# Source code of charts
— START —

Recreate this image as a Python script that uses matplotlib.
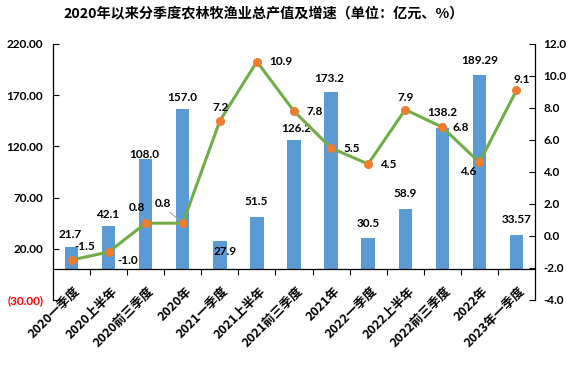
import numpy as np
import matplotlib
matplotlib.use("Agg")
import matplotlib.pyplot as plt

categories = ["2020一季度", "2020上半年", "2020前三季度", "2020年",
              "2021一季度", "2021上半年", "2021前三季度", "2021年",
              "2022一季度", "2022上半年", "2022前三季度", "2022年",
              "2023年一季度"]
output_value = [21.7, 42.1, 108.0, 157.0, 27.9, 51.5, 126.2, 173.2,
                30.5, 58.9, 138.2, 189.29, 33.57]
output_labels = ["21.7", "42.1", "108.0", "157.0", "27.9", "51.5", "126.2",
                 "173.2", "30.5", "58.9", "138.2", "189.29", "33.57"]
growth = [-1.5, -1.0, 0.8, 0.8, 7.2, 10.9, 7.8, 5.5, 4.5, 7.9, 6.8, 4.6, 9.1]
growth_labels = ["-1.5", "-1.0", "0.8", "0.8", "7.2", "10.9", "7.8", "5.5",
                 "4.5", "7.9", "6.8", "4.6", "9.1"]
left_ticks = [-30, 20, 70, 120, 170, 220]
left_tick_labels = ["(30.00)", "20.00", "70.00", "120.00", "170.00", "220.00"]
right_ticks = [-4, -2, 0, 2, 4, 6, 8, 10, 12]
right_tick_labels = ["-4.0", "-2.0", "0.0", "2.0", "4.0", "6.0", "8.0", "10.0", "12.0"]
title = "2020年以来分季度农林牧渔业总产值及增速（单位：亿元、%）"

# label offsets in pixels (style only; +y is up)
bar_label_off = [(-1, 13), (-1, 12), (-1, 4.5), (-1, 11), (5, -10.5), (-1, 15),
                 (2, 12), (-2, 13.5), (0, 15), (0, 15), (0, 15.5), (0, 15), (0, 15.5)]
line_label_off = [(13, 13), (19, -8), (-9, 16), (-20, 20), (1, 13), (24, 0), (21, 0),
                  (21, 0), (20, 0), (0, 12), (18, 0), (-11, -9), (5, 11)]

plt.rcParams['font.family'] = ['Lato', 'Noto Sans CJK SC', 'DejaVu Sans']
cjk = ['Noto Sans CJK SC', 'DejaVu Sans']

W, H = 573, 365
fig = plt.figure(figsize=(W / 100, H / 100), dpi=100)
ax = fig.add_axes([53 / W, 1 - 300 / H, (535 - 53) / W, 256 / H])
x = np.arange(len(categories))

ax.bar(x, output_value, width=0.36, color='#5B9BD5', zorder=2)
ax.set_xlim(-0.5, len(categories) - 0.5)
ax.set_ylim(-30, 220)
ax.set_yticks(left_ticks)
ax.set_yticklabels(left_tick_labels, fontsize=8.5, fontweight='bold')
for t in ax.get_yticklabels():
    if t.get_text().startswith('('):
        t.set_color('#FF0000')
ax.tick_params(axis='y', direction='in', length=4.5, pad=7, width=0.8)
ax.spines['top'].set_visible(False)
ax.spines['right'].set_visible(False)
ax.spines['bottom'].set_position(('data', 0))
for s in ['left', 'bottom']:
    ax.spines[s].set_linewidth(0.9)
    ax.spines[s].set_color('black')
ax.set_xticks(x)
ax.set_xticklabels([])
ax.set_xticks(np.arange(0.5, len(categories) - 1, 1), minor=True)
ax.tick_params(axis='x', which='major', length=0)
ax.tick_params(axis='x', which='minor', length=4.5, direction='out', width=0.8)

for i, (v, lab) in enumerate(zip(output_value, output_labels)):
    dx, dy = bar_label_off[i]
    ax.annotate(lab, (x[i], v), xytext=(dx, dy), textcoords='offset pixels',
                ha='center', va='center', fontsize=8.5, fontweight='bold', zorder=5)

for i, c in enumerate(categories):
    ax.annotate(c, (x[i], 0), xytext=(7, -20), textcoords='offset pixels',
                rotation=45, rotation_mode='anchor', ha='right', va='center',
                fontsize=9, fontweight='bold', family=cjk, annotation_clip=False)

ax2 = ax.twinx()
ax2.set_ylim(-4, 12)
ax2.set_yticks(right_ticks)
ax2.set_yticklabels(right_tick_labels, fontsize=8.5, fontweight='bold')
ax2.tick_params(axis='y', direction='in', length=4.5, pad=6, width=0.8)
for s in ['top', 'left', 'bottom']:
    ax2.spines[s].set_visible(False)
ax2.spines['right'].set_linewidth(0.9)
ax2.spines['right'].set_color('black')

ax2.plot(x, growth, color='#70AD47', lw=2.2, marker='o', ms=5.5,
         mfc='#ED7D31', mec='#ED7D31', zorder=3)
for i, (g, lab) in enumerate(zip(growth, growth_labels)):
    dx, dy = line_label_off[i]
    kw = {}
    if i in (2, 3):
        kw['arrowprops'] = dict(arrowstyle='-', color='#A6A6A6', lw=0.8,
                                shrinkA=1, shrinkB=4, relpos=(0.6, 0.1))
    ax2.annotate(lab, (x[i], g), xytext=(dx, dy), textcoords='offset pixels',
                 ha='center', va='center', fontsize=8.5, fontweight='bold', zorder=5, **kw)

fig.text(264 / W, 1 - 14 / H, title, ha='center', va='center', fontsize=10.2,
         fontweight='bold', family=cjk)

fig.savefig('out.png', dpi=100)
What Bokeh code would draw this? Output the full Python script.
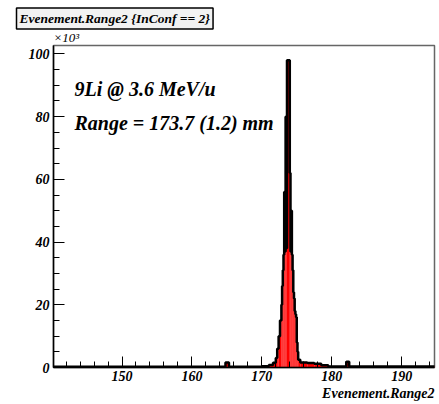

— END —

# PROBLEM STATEMENT
Write out again, exactly, the lines from the start of the listing up to the line containing "import matplotlib.pyplot as plt", with both ends and without pictures.

# FULL RESPONSE
Recreate this image as a Python script that uses matplotlib.
import numpy as np
import matplotlib
matplotlib.use("Agg")
import matplotlib.pyplot as plt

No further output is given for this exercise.